Ahora vuelve y juega el debate. El presidente del Fondo de Ganaderos del Cesar, Hernán Araújo, formalizó al Gobierno su preocupación por la seguridad y pidió revisar el decreto que prohibió el porte de armas, desde la perspectiva de que los ganaderos hoy están indefensos. El ministro Guillermo Botero, a instancias de Blu Radio, reconoció que habló con el expresidente Álvaro Uribe sobre la seguridad del gremio ganadero, pero dejó en claro que se están tomando todas las previsiones para que el documento que regule el tema se ajuste plenamente a la ley.

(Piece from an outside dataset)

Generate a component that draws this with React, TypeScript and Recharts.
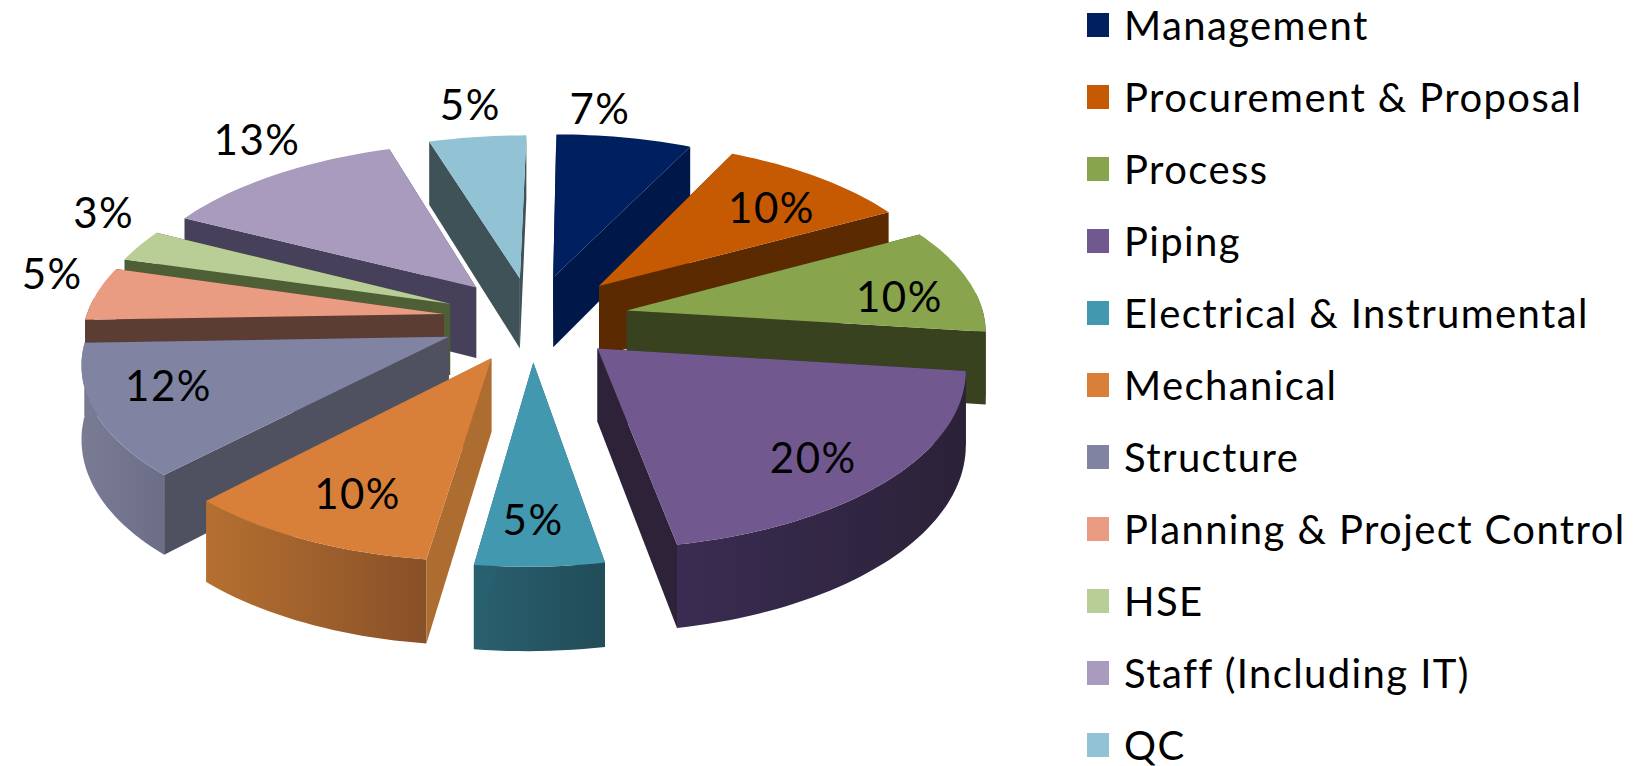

Aunque el propósito es disminuir sustancialmente la discrecionalidad para la concesión de permisos para porte de armas, es claro que esta opción no se elimina totalmente. A pesar de que se busca un instructivo claro, que se verifiquen los antecedentes y que el asunto no quede solo bajo el criterio de los comandantes regionales en las unidades militares, la preocupación crece en diversos sectores de opinión, pues existen muchos factores críticos a tener en cuenta. El principal de ellos: los antecedentes históricos sobre el impacto de las armas en poder de los civiles.

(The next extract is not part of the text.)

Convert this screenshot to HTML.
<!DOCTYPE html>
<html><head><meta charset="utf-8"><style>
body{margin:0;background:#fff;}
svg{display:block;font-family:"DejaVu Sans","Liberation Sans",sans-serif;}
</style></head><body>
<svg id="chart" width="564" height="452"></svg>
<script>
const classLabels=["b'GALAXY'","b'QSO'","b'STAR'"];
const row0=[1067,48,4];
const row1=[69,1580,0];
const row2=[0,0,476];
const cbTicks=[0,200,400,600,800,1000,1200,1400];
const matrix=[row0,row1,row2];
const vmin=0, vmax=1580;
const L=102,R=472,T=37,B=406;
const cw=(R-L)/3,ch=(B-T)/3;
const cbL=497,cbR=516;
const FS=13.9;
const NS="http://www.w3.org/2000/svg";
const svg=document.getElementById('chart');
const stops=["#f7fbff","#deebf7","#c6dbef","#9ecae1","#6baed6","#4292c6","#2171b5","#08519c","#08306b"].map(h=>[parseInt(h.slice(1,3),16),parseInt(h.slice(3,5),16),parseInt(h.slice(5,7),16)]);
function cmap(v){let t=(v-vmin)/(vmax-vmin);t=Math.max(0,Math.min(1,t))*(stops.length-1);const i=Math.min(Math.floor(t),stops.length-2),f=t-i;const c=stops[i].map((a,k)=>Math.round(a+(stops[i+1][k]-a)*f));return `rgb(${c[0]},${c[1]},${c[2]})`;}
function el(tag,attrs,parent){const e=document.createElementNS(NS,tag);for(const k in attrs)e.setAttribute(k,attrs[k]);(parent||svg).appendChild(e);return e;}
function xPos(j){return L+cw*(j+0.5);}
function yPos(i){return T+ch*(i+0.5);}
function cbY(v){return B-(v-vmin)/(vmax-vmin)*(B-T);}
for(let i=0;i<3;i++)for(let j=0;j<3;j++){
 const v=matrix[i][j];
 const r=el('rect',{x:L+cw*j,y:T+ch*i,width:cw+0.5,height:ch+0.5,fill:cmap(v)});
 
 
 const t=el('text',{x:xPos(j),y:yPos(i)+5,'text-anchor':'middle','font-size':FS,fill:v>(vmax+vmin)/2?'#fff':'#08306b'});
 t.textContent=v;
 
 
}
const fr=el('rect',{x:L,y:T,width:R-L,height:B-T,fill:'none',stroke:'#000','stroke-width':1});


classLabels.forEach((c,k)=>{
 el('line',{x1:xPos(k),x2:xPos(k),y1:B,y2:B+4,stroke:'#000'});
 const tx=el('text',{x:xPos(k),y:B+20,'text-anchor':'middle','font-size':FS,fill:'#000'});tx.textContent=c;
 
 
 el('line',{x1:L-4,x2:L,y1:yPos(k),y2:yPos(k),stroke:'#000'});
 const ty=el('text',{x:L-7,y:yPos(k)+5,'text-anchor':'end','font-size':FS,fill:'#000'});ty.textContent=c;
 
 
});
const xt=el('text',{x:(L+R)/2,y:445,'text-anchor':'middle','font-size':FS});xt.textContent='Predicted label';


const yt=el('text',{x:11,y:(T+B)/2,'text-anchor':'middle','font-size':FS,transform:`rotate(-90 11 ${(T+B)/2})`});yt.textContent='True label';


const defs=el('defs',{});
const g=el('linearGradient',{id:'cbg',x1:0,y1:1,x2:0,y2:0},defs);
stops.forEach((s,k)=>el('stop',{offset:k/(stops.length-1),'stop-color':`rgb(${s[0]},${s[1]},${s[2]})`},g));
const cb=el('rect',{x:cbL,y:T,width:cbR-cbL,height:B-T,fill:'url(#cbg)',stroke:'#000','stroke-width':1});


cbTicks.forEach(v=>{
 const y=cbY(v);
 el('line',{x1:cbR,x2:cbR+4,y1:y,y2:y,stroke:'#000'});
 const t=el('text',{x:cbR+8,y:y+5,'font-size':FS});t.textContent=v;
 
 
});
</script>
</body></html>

“El discurso del desarme es muy sugestivo de opinión y difícil de controvertir. Si los unos están diciendo una sociedad desarmada y los otros una sociedad armada, pues a los que digamos una sociedad armada nos muelen, pero la ciudadanía lo que está pidiendo es flexibilidad para los permisos especiales. Porque, por ejemplo, dicen en Valledupar: ‘Nosotros salimos para Bosconia, nos atacan en el camino, no tenemos con qué defendernos y nos matan’. El ministro Botero tiene que enfrentar esas cosas”, insistió esta semana el senador Álvaro Uribe.
Como lo refiere Uribe, el asunto está en manos del Ministerio de Defensa, que también aclaró que la decisión está en sus últimas revisiones en la Presidencia. La expectativa es mayor y el gremio ganadero ya hace parte de la problemática. Su presidente, José Félix Lafaurie, insiste en que los cuestionamientos al gremio obedecen a la narrativa de ciertos sectores de la izquierda ideológica, pues más de 400.000 ganaderos son pequeños propietarios. Concluyente o no, la historia y el presente indican que el Gobierno debe obrar con firmeza, pero sin permitir que el Estado comparta su monopolio de las armas.